WAS GENERAL HAYDEN ACCURATE WHEN HE TESTIFIED THAT ALL SURVEILLANCE OF PERSONS IN THE UNITED STATES FALLS UNDER FISA STATUTES? As ThinkProgress first documented (which Newsweek notes this week), General Michael Hayden misled Congress about warrantless domestic surveillance in October 2002 while serving as NSA director. In sworn testimony before the Joint Select Intelligence Committee, Hayden stated that any surveillance of persons in the United States -- including surveillance related to known terrorists -- was done consistent with FISA. At the time of his statements, Hayden was fully aware of the presidential order to conduct warrantless domestic spying issued the previous year, but he stated false information anyway. Apparently, Hayden believed that he had been legally authorized to conduct the surveillance, but told Congress that he had no authority to do exactly what he was doing.
YOU HAVE CONTRADICTED GENERAL HAYDEN REGARDING THE RELATIONSHIP BETWEEN PROBABLE CAUSE AND REASONABLE BASIS IN RELATION TO FISA STANDARDS. WHO IS CORRECT? On January 23, Deputy Director of National Intelligence Michael Hayden affirmed that one of the functions of the NSA program was "to lower the standard from what they call for, which is basically probable cause to a reasonable basis," stating that the "trigger is quicker and a bit softer [for the NSA program] than it is for a FISA warrant." One day later, Alberto Gonzales contradicted Hayden's remarks. In an interview, Gonzales stated that the legal standard used for the NSA program was "equivalent to that required for complying with the Fourth Amendment ban on unreasonable searches and seizures." The reasonable basis standard, he said, "is essentially the same as the traditional Fourth Amendment probable cause standard."
WHY WOULD CONGRESS HAVE REFUSED TO LOWER FISA STANDARDS IF, AS YOU CHARGE, IT HAD ALREADY DONE SO? Alberto Gonzales has argued that "we believe [warrantless domestic spying] has been authorized by the Congress" via the September 2001 Authorization for Use of Military Force (AUMF), though he did concede that "signals intelligence is not mentioned in the authorization to use force." Yet, when asked whether the Bush administration should have asked Congress to amend FISA to allow greater flexibility, Gonzales stated, "We've had discussions with members of Congress, certain members of Congress, about whether or not we could get an amendment to FISA, and we were advised that that was not likely to be -- that was not something we could likely get." In other words, as one analyst phrased it, "Congress would never have granted Bush permission to do something that, according to Gonzales, it had already granted him permission to do."

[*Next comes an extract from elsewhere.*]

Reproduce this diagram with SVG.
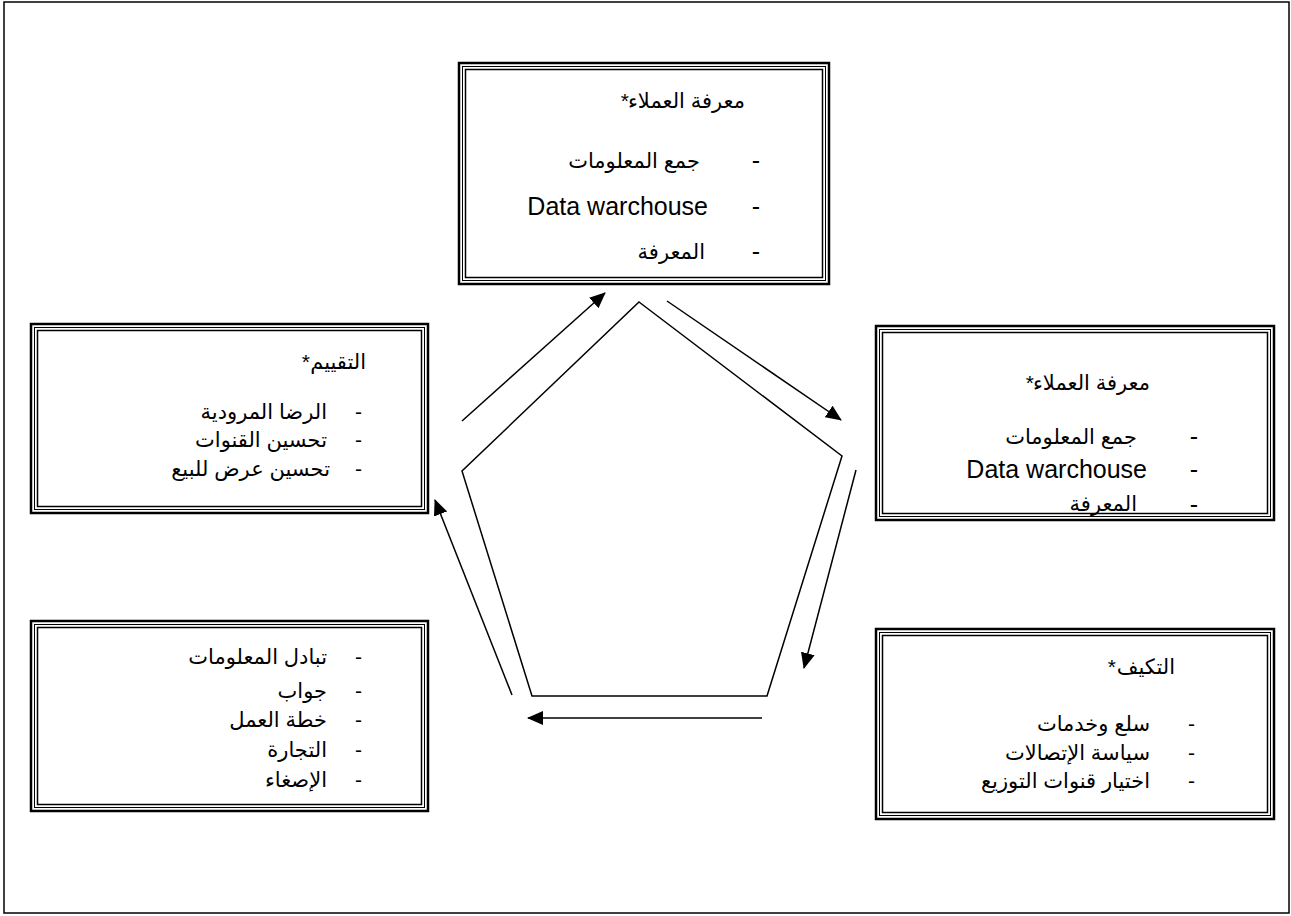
<svg xmlns="http://www.w3.org/2000/svg" width="1291" height="916" viewBox="0 0 1291 916">
  <style>
    .frame { fill: none; stroke: #000; stroke-width: 1.5; }
    .outer { fill: #fff; stroke: #000; stroke-width: 2.5; }
    .mid { fill: none; stroke: #000; stroke-width: 1; }
    .inner { fill: none; stroke: #000; stroke-width: 1.5; }
    .edge { fill: none; stroke: #000; stroke-width: 1.5; }
    .conn { fill: none; stroke: #000; stroke-width: 1.5; }
    .t { font-family: "Liberation Sans", "DejaVu Sans", sans-serif; fill: #000; text-anchor: end; }
    .a { font-size: 21px; }
    .c { font-size: 25px; }
  </style>
  <defs>
    <marker id="arrow" viewBox="0 0 16 14" refX="15" refY="7" markerWidth="16" markerHeight="14" markerUnits="userSpaceOnUse" orient="auto">
      <path d="M0,0 L16,7 L0,14 Z" fill="#000"/>
    </marker>
  </defs>

  <!-- page frame -->
  <rect class="frame" x="4" y="2" width="1285" height="911"/>

  <!-- central pentagon -->
  <polygon id="cycle" class="edge" points="639,302 842,456 767,696 532,696 462,471"/>

  <!-- top: customer knowledge -->
  <g id="node-knowledge-top">
    <rect class="outer" x="459" y="63" width="370" height="221"/>
    <rect class="mid" x="462.5" y="66.5" width="363" height="214"/>
    <rect class="inner" x="465.5" y="69.5" width="357" height="208"/>
    <text class="t a" x="745" y="108">معرفة العملاء</text>
    <text class="t a" x="629" y="108">*</text>
    <text class="t c" x="760" y="169">-</text>
    <text class="t a" x="700" y="168">جمع المعلومات</text>
    <text class="t c" x="760" y="215">-</text>
    <text class="t c" x="708" y="215">Data warchouse</text>
    <text class="t c" x="760" y="260">-</text>
    <text class="t a" x="705" y="259">المعرفة</text>
  </g>

  <!-- right: customer knowledge -->
  <g id="node-knowledge-right">
    <rect class="outer" x="876" y="326" width="398" height="194"/>
    <rect class="mid" x="879.5" y="329.5" width="391" height="187"/>
    <rect class="inner" x="882.5" y="332.5" width="385" height="181"/>
    <text class="t a" x="1150" y="390">معرفة العملاء</text>
    <text class="t a" x="1034" y="390">*</text>
    <text class="t c" x="1198" y="445">-</text>
    <text class="t a" x="1137" y="444">جمع المعلومات</text>
    <text class="t c" x="1198" y="478">-</text>
    <text class="t c" x="1147" y="478">Data warchouse</text>
    <text class="t c" x="1198" y="513">-</text>
    <text class="t a" x="1137" y="511">المعرفة</text>
  </g>

  <!-- left: evaluation -->
  <g id="node-evaluation">
    <rect class="outer" x="31" y="324" width="397" height="189"/>
    <rect class="mid" x="34.5" y="327.5" width="390" height="182"/>
    <rect class="inner" x="37.5" y="330.5" width="384" height="176"/>
    <text class="t a" x="366" y="369">التقييم</text>
    <text class="t a" x="310" y="369">*</text>
    <text class="t a" x="362" y="419">-</text>
    <text class="t a" x="327" y="419">الرضا المرودية</text>
    <text class="t a" x="362" y="447">-</text>
    <text class="t a" x="327" y="447">تحسين القنوات</text>
    <text class="t a" x="362" y="476">-</text>
    <text class="t a" x="330" y="476">تحسين عرض للبيع</text>
  </g>

  <!-- bottom left: interaction -->
  <g id="node-interaction">
    <rect class="outer" x="31" y="621" width="397" height="190"/>
    <rect class="mid" x="34.5" y="624.5" width="390" height="183"/>
    <rect class="inner" x="37.5" y="627.5" width="384" height="177"/>
    <text class="t a" x="362" y="664">-</text>
    <text class="t a" x="327" y="664">تبادل المعلومات</text>
    <text class="t a" x="362" y="698">-</text>
    <text class="t a" x="327" y="698">جواب</text>
    <text class="t a" x="362" y="727">-</text>
    <text class="t a" x="327" y="727">خطة العمل</text>
    <text class="t a" x="362" y="757">-</text>
    <text class="t a" x="327" y="757">التجارة</text>
    <text class="t a" x="362" y="787">-</text>
    <text class="t a" x="327" y="787">الإصغاء</text>
  </g>

  <!-- bottom right: adaptation -->
  <g id="node-adaptation">
    <rect class="outer" x="876" y="629" width="398" height="190"/>
    <rect class="mid" x="879.5" y="632.5" width="391" height="183"/>
    <rect class="inner" x="882.5" y="635.5" width="385" height="177"/>
    <text class="t a" x="1175" y="674">التكيف</text>
    <text class="t a" x="1116" y="674">*</text>
    <text class="t a" x="1195" y="731">-</text>
    <text class="t a" x="1150" y="731">سلع وخدمات</text>
    <text class="t a" x="1195" y="760">-</text>
    <text class="t a" x="1150" y="760">سياسة الإتصالات</text>
    <text class="t a" x="1195" y="788">-</text>
    <text class="t a" x="1150" y="788">اختيار قنوات التوزيع</text>
  </g>

  <!-- cycle arrows -->
  <g id="connectors">
    <line class="conn" x1="462" y1="421" x2="605" y2="293" marker-end="url(#arrow)"/>
    <line class="conn" x1="667" y1="301" x2="841" y2="420" marker-end="url(#arrow)"/>
    <line class="conn" x1="856" y1="470" x2="804" y2="668" marker-end="url(#arrow)"/>
    <line class="conn" x1="762" y1="718" x2="528" y2="718" marker-end="url(#arrow)"/>
    <line class="conn" x1="512" y1="695" x2="435" y2="500" marker-end="url(#arrow)"/>
  </g>
</svg>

WAS PRESIDENT BUSH RIGHT WHEN HE SAID THE SUPREME COURT HAD AGREED THAT THE 2001 AUTHORIZATION OF FORCE SPECIFICALLY AUTHORIZED WARRANTLESS WIRETAPPING? On January 23, President Bush argued that the Congress' 2001 authorization of force, upheld by the Supreme Court in Hamdi v. Rumsfeld, establishes his authority to conduct warrantless domestic spying. But as the Congressional Research Service noted in its January 5 review of the administration's legal rationale for the NSA program, "the Court [in Hamdi] appears to have relied on a more limited interpretation of the scope of the AUMF than that which the Administration had asserted in its briefs." Moreover, in 1972, the Supreme Court ruled in U.S. v. U.S. District Court, 407 US 297 that warrantless domestic surveillance was unconstitutional. According to the Court, Fourth Amendment freedoms "cannot properly be guaranteed if domestic security surveillances may be conducted solely within the discretion of the Executive Branch. The Fourth Amendment does not contemplate the executive officers of Government as neutral and disinterested magistrates. Their duty and responsibility are to enforce the laws, to investigate, and to prosecute." Since the passage of FISA in 1978, "the Supreme Court has not touched this issue in the area of national security," according to William Banks, a national security expert at Syracuse Law School.
WHY WON'T YOU RELEASE JUSTICE DEPARTMENT MEMOS REGARDING WARRANTLESS WIRETAPPING IF THEY ALL AFFIRM THE LEGALITY OF THE PROGRAM? Both President Bush and Attorney General Gonzales have argued that the Justice Department has repeatedly approved the legality of warrantless domestic spying. Last week, Bush said of the program, "[I]t's legal. ... And we review it a lot, and we review not only at the Justice Department, but with a good legal staff inside NSA." Likewise, Gonzales said, "My Department - the Department of Justice - has carefully reviewed this program for legality." Nevertheless, the Bush administration is stonewalling bipartisan requests for its classified legal opinions on the program from members of the judiciary committee.